The ground for both these elements was prepared by Gurcharan Singh Tohra, who according to his own  admission (Khushwant Singh, History of the Sikhs, Vol.2, p.344) came over from Communist Party of India.  Throughout the period, according to Kuldip Nayar and Mark Tully, he maintained close liasion with  Harkrishan  Singh Surjeet of CPM who had emerged as Indira Gandhi’s main confidant (I am not using the  more appropriate words, agent) on Punjab. Tohra was the President of SGPC for over a quarter of a century.  According to Amarjit Kaur, he brought in a lot of Communists, Marxists, Naxalities and even Agnostics into  the  Gurdwara administration. Prof. Manjit Singh who had miserably failed as Acting Jathedar of Akal Takht  when apostasy first struck the Sikh community in 1994 was his nominee or his creation. The whole of  Gurdwara administration needs to be revamped but it is debatable that the Judiciary, which is under state  control, would permit that. Badal learnt of Tohra’s baneful influence only after the two fell out in 1999!  Surjeet’s  main efforts will be to romp home the frustrated and clean shaven ruralite Sikhs into the Communist  Party  once their break with Badal Akali Dal is complete.

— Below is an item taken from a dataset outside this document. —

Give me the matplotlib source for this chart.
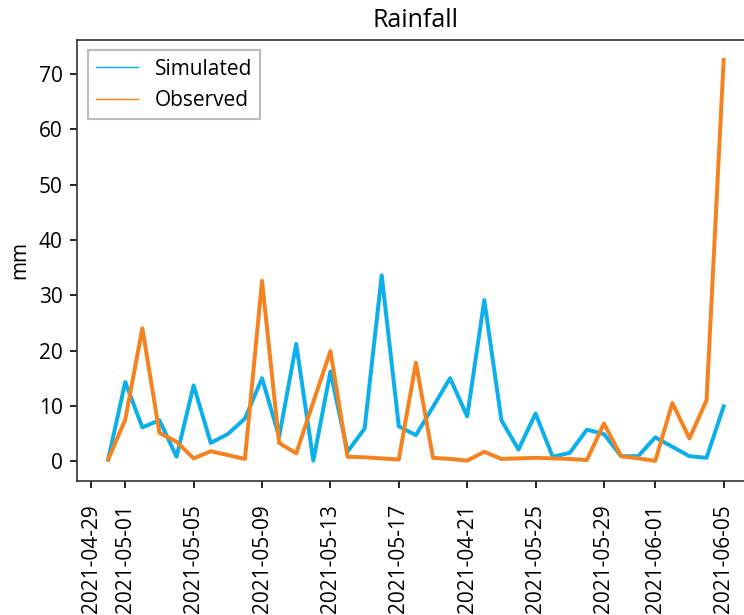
import numpy as np
import pandas as pd
import matplotlib
matplotlib.use("Agg")
import matplotlib.pyplot as plt
from matplotlib.lines import Line2D

plt.rcParams['font.family'] = ['Open Sans', 'DejaVu Sans']

# daily values, 2021-04-30 .. 2021-06-05
dates = pd.date_range('2021-04-30', '2021-06-05', freq='D')
simulated = [0.3, 14.3, 6.1, 7.4, 0.8, 13.7, 3.3, 4.9, 7.7, 15.0,
             4.4, 21.2, 0.1, 16.2, 1.7, 5.9, 33.6, 6.3, 4.7, 9.8,
             15.0, 8.1, 29.1, 7.4, 2.1, 8.6, 0.8, 1.5, 5.7, 4.9,
             0.9, 0.9, 4.3, 2.6, 0.9, 0.6, 9.9]
observed = [0.3, 7.5, 24.0, 5.1, 3.5, 0.5, 1.8, 1.1, 0.4, 32.6,
            3.3, 1.4, 10.7, 19.9, 0.8, 0.7, 0.5, 0.3, 17.8, 0.6,
            0.4, 0.1, 1.7, 0.4, 0.5, 0.6, 0.5, 0.4, 0.2, 6.8,
            0.9, 0.5, 0.05, 10.5, 4.1, 11.0, 72.5]

tick_dates = ['2021-04-29', '2021-05-01', '2021-05-05', '2021-05-09', '2021-05-13',
              '2021-05-17', '2021-05-21', '2021-05-25', '2021-05-29', '2021-06-01',
              '2021-06-05']
tick_labels = ['2021-04-29', '2021-05-01', '2021-05-05', '2021-05-09', '2021-05-13',
               '2021-05-17', '2021-04-21', '2021-05-25', '2021-05-29', '2021-06-01',
               '2021-06-05']

blue = '#0AAFEB'
orange = '#F5821F'

fig = plt.figure(figsize=(4.96, 4.1), dpi=150)
ax = fig.add_axes([0.104, 0.218, 0.91, 0.717])

ax.plot(dates, simulated, color=blue, lw=1.9)
ax.plot(dates, observed, color=orange, lw=1.9)

ax.set_xticks(pd.to_datetime(tick_dates))
ax.set_xticklabels(tick_labels, rotation=90)
ax.tick_params(axis='x', pad=7.5)
ax.set_ylabel('mm')
ax.set_title('Rainfall')
for s in ax.spines.values():
    s.set_color('#333333')

handles = [Line2D([], [], color=blue, lw=0.7), Line2D([], [], color=orange, lw=0.7)]
ax.legend(handles, ['Simulated', 'Observed'], loc='upper left', fancybox=False,
          edgecolor='#bbbbbb', framealpha=1)

fig.savefig('out.png', dpi=150)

I cannot desist from making a mention of unanimous adoption on July 12, 2004,  of the Punjab termination of Agreement Bill, 2004, on their lines adopted by the Punjab Assembly. It was given assent to by the Governor the same day.{13} It must be remembered, it was Captain Amarinder Singh who got the farmers what they had wanted.  He was willing to do his job, if needed.  Badal was no comparison to him.

 Amarinder Singh lost in 2007 Punjab elections because of two factors:  One: The Congress stupidly announced that no one will be projected as the prospective Chief Minister: Sonia had not forgotton Amarinder Singh’s adoption of Punjab Termination of Agreements Act, 2004.  It was surmised that even if Congress won the forthcoming elections, Amarinder Singh will not be the Congress nominee for Chief Ministership.  All this only created confusion and also dismay.  Sonia Gandhi saw that perforce it will be better to lose election.  Two, the urban Hindu voter, especially in Majha and Doaba, could not bear Punjab’s getting its due share of river water, as against their co-religionists in Haryana and Rajasthan; hence BJP secured 19 out of 23 seats it had fought as against 3 obtained in 2002. Rajinder Kaur Bhattal replaced Amarinder Singh as leader of Congress Assembly party and took over as leader of Opposition.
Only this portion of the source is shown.